Bitcoin rout sparks hunt for a mystery trader who netted nearly US$200m
Blockchain trackers say the profitable trades were placed on a decentralised exchange and involved sizable shorts in both bitcoin and ether, closed out as prices plunged. The trades were executed just ahead of a major geopolitical announcement that rattled risk assets, prompting investigators and researchers to try to trace counterparty wallets and on-chain flows to establish whether the winner acted on public information or had advance notice. Onlookers have pointed to a handful of high-profile individuals and former exchange executives as possible actors, but no definitive identity has been confirmed publicly.
The episode reveals both the speed of crypto markets and limits to anonymity. On one hand, decentralised venues let large participants move in and out of positions quickly without the intermediation required on traditional exchanges. On the other, the immutable on-chain record provides forensic leads that investigators and analytics firms can follow to unmask counterparties, if those actors later interact with regulated on-ramps or custodial services. Regulators and market participants say the case underscores the need for clearer surveillance and cross-border cooperation to deter market abuse while preserving innovation.

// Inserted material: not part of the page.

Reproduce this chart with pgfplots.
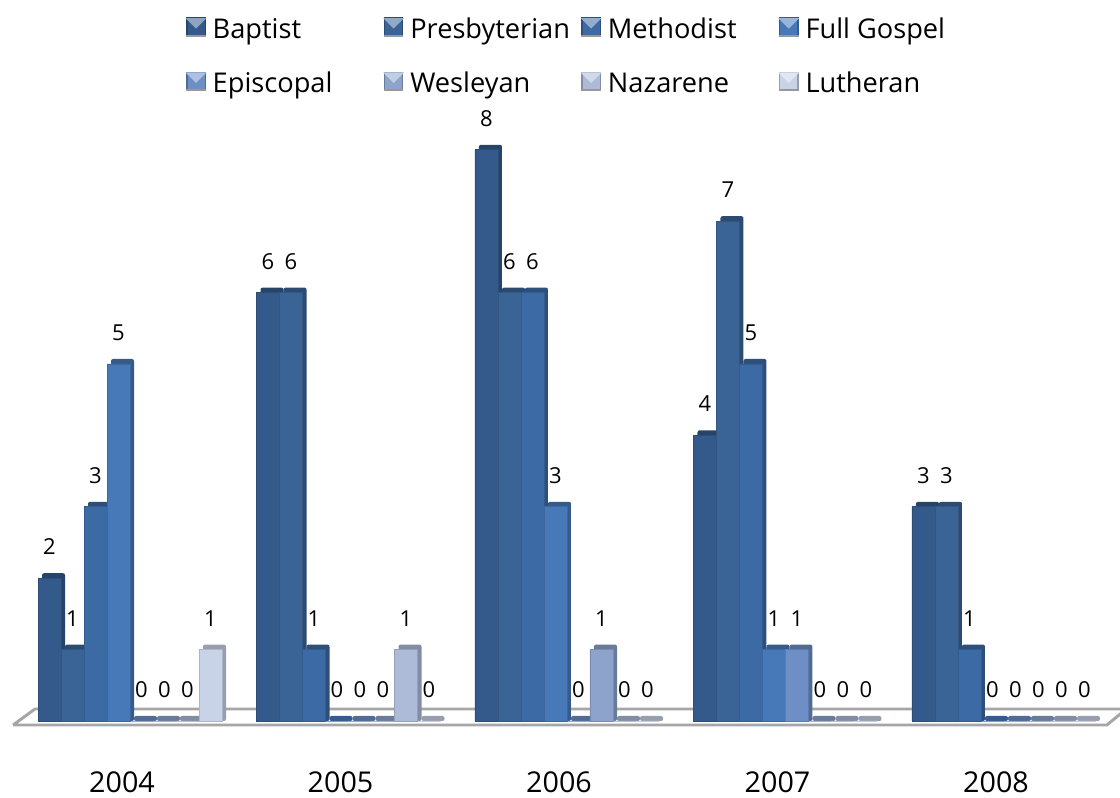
\documentclass[border=0pt]{standalone}
\usepackage{fontspec}
\setmainfont{Open Sans}
\usepackage{pgfplots}
\usepackage{pgfplotstable}
\pgfplotsset{compat=1.18}

\definecolor{cBaptist}{HTML}{335A8A}
\definecolor{cPresb}{HTML}{3A6496}
\definecolor{cMeth}{HTML}{3C6AA4}
\definecolor{cFull}{HTML}{4779B8}
\definecolor{cEpis}{HTML}{6D8FC6}
\definecolor{cWes}{HTML}{8DA3CC}
\definecolor{cNaz}{HTML}{ADBBD8}
\definecolor{cLuth}{HTML}{C9D3E7}

\pgfplotstableread{
x Baptist Presbyterian Methodist FullGospel Episcopal Wesleyan Nazarene Lutheran
0 2 1 3 5 0 0 0 1
1 6 6 1 0 0 0 1 0
2 8 6 6 3 0 1 0 0
3 4 7 5 1 1 0 0 0
4 3 3 1 0 0 0 0 0
}\churches

% one series: column, bar shift, colour, legend text
\newcommand{\series}[4]{%
  \addplot[forget plot, draw=none, fill=#3!75!black, rounded corners=1.5pt,
    bar shift=#2, xshift=3pt]
    table[x=x, y expr=\thisrow{#1}+0.07] {\churches};
  \addplot[draw=#3!86!black, line width=0.7pt, fill=#3,
    bar shift=#2,
    legend image code/.code={
      \fill[#3!75!black] (0pt,-6.5pt) rectangle (14pt,7.5pt);
      \fill[#3] (1pt,-5pt) rectangle (13pt,6pt);
      \fill[#3!55!white] (0pt,7pt) -- (14pt,7pt) -- (7pt,0pt) -- cycle;
      \fill[black!40] (0pt,-6.5pt) rectangle (14pt,-5.5pt);
    }]
    table[x=x, y=#1] {\churches};
  \addlegendentry{\makebox[129.5pt][l]{\hspace*{3.2pt}\strut #4}}
}
% value labels go over every bar
\newcommand{\labels}[2]{%
  \addplot[forget plot, draw=none, fill=none, bar shift=#2, nodes near coords]
    table[x=x, y=#1] {\churches};
}

\begin{document}
\begin{tikzpicture}
\path[use as bounding box] (0,0) rectangle (840pt,598.5pt);
\begin{axis}[
    at={(0,0)}, anchor=south west,
    scale only axis, width=840pt, height=598.5pt,
    xmin=-0.595, xmax=4.531, ymin=-1.0784, ymax=10.098,
    ybar, bar width=17.25pt,
    axis line style={draw=none},
    ytick=\empty,
    xtick={0,1,2,3,4},
    xticklabels={2004,2005,2006,2007,2008},
    major tick length=0pt,
    xticklabel style={font=\fontsize{21.5}{24}\selectfont, anchor=center, xshift=-6pt, yshift=12pt},
    /pgf/number format/assume math mode=true,
    every node near coord/.append style={anchor=center, yshift=23.5pt, text=black,
      font=\fontsize{16.5}{19}\selectfont},
    legend columns=4,
    legend cell align=left,
    legend style={at={(0.166,0.984)}, anchor=north west, draw=none, fill=none, inner sep=0pt,
      font=\fontsize{20.4}{24}\selectfont, row sep=18.5pt},
]
% floor of the chart
\addplot[forget plot, sharp plot, draw=black!35, fill=white, line width=2.2pt]
    coordinates {(-0.535,-0.056) (-0.435,0.168) (4.56,0.168) (4.471,-0.056) (-0.535,-0.056)};
\series{Baptist}{-60.375pt}{cBaptist}{Baptist}
\series{Presbyterian}{-43.125pt}{cPresb}{Presbyterian}
\series{Methodist}{-25.875pt}{cMeth}{Methodist}
\series{FullGospel}{-8.625pt}{cFull}{Full Gospel}
\series{Episcopal}{8.625pt}{cEpis}{Episcopal}
\series{Wesleyan}{25.875pt}{cWes}{Wesleyan}
\series{Nazarene}{43.125pt}{cNaz}{Nazarene}
\series{Lutheran}{60.375pt}{cLuth}{Lutheran}
\labels{Baptist}{-60.375pt}
\labels{Presbyterian}{-43.125pt}
\labels{Methodist}{-25.875pt}
\labels{FullGospel}{-8.625pt}
\labels{Episcopal}{8.625pt}
\labels{Wesleyan}{25.875pt}
\labels{Nazarene}{43.125pt}
\labels{Lutheran}{60.375pt}
\end{axis}
\end{tikzpicture}
\end{document}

Longer-term, the story may accelerate calls for better market structure and tighter controls on large, opaque trades. Exchanges and custodians could face pressure to harden monitoring, and policymakers may explore rules to improve pre-trade transparency or impose stricter reporting for outsized positions. For most investors, the episode is a reminder of crypto’s two-sided nature: enormous return potential sits next to outsized tail risks driven by concentrated, fast-moving positions and the ever-present possibility of event-driven shocks.